Gadget Guidance 2008: Leftovers
Beyond the evergreen categories like cameras and computers, you may find a few other types of gadget occupy a spot on your shopping (or wish) list.
It helps if you can play with one in a store, so you can see if you like, or at least tolerate, its arrangement of buttons and onscreen interface. Most provide about the same map coverage and routing advice, so their differences tend to emerge in add-on functions. Some GPS receivers, for example, incorporate live traffic updates, delivered through a small FM receiver at an additional cost; this can be a useful addition, but manufacturers have made a mess of it at times.
Bluetooth hands-free capability also makes sense as a GPS feature, but I can't say the same for multimedia options like music playback and photo viewing.
Any GPS receiver will need to have its maps updated at some point to reflect new construction, but your ability to install these updates or upload your own points of interest may be constrained by a vendor's limited software support. Sony and Magellan, for example, require you to run Windows, while Garmin provides both Windows and Mac software for the job.
Digital picture frames
Like GPS receivers, these devices tend to stumble as they try to take on more jobs. The most satisfying frames are often the simplest, combining just a color display and a memory-card slot -- pop a card in from your camera and watch the picture. Additions like music playback and networked photo-sharing haven't worked out enormously well.
When evaluating a few different models, you should look at not just the size of their screens but their resolution. Some cheaper models cut costs by offering a lower resolution than normal for their screen dimensions. At the high end of the market, by contrast, you may be presented with more screen than you can use: Some frames adopt the widescreen proportions of HDTVs, leaving many photos "letterboxed" on two sides.
Pick a storage technology first. MiniDV tape is cheap and widely available, but you have to plug the camcorder into a TV to play back your footage, and transferring recordings to a computer for editing can take time. Mini DVDs require a slightly larger camcorder and don't permit any easy editing, but you can also throw them into just about any DVD player. Hard-drive based camcorders offer massive storage but require the intervention of a computer before you can share your movies with anybody. Lastly, camcorders that take flash-memory cards don't allow for tremendously long recordings on a single card, but you can always pop in another one -- then plug a card into a computer, TV or DVD player (assuming they have the right kind of card-reader slot) for later viewing.
Flash-based models seem to be taking up an increasing share of the market as the price of these storage cards continues to plunge; the future doesn't seem too bright for tape and disc-based units.
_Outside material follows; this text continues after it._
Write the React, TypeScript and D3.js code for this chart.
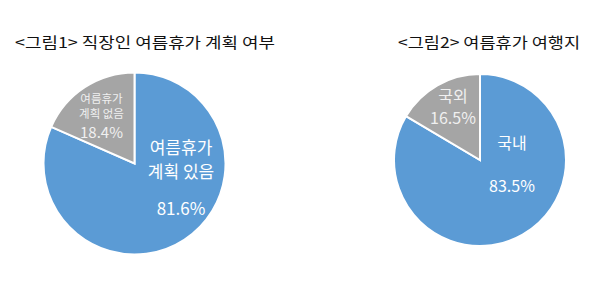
import React from "react";
import * as d3 from "d3";

const planCategories = ["여름휴가 계획 있음", "여름휴가 계획 없음"];
const planValues = [81.6, 18.4];
const planLabelLines = [["여름휴가", "계획 있음"], ["여름휴가", "계획 없음"]];

const destCategories = ["국내", "국외"];
const destValues = [83.5, 16.5];
const destLabelLines = [["국내"], ["국외"]];

const colors = ["#5B9BD5", "#A5A5A5"];
const FONT = "'Malgun Gothic', 'Noto Sans CJK KR', sans-serif";

type LabelStyle = { dx: number; dy: number; nameSize: number; pctSize: number; lineGap: number; pctGap: number; color: string };

function Pie({
  cx, cy, r, values, cats, lines, labelStyles,
}: {
  cx: number; cy: number; r: number; values: number[]; cats: string[]; lines: string[][]; labelStyles: LabelStyle[];
}) {
  const pie = d3.pie<number>().sort(null).value((d) => d);
  const arcs = pie(values);
  const arc = d3.arc<d3.PieArcDatum<number>>().innerRadius(0).outerRadius(r);
  return (
    <g transform={`translate(${cx},${cy})`}>
      {arcs.map((a, i) => (
        <path key={cats[i]} d={arc(a) || ""} fill={colors[i]} stroke="#fff" strokeWidth={2} strokeLinejoin="miter" />
      ))}
      {arcs.map((a, i) => {
        const s = labelStyles[i];
        const ls = lines[i];
        return (
          <text key={"l" + i} transform={`translate(${s.dx},${s.dy})`} fill={s.color} fontFamily={FONT} textAnchor="middle" dominantBaseline="central">
            {ls.map((t, j) => (
              <tspan key={j} x={0} y={j * s.lineGap} fontSize={s.nameSize}>{t}</tspan>
            ))}
            <tspan x={0} y={(ls.length - 1) * s.lineGap + s.pctGap} fontSize={s.pctSize}>
              {d3.format(".1f")(values[i]) + "%"}
            </tspan>
          </text>
        );
      })}
    </g>
  );
}

export default function App() {
  return (
    <svg width={600} height={299} style={{ display: "block", position: "absolute", left: 0, top: 0 }}>
      <rect width={600} height={299} fill="#fff" />
      <text x={15} y={41} fontSize={15} fontFamily={FONT} fill="#111" dominantBaseline="central" textLength={260} lengthAdjust="spacingAndGlyphs">
        {"<그림1> 직장인 여름휴가 계획 여부"}
      </text>
      <text x={398} y={41} fontSize={15} fontFamily={FONT} fill="#111" dominantBaseline="central" textLength={182} lengthAdjust="spacingAndGlyphs">
        {"<그림2> 여름휴가 여행지"}
      </text>
      <Pie
        cx={134.5} cy={163.5} r={91}
        values={planValues} cats={planCategories} lines={planLabelLines}
        labelStyles={[
          { dx: 46.5, dy: -18, nameSize: 17, pctSize: 17, lineGap: 24, pctGap: 37, color: "#fff" },
          { dx: -33, dy: -65.5, nameSize: 11.5, pctSize: 15, lineGap: 15, pctGap: 17.5, color: "#f0f0f0" },
        ]}
      />
      <Pie
        cx={480} cy={160} r={86}
        values={destValues} cats={destCategories} lines={destLabelLines}
        labelStyles={[
          { dx: 32, dy: -18, nameSize: 16, pctSize: 16, lineGap: 0, pctGap: 43, color: "#fff" },
          { dx: -27, dy: -65, nameSize: 16, pctSize: 16, lineGap: 0, pctGap: 22, color: "#f0f0f0" },
        ]}
      />
    </svg>
  );
}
Some flash and hard-drive camcorders can also shoot in high definition, although that will constrain your recording times.
Most camcorders can also take still pictures, but they tend to perform far worse than digital cameras -- which themselves can record decent videos of their own. You may decide that you don't need a camcorder because your camera already does that job for you.
Two last tips, ones you should already know: Don't buy the extra warranty, and don't buy the fancy cables.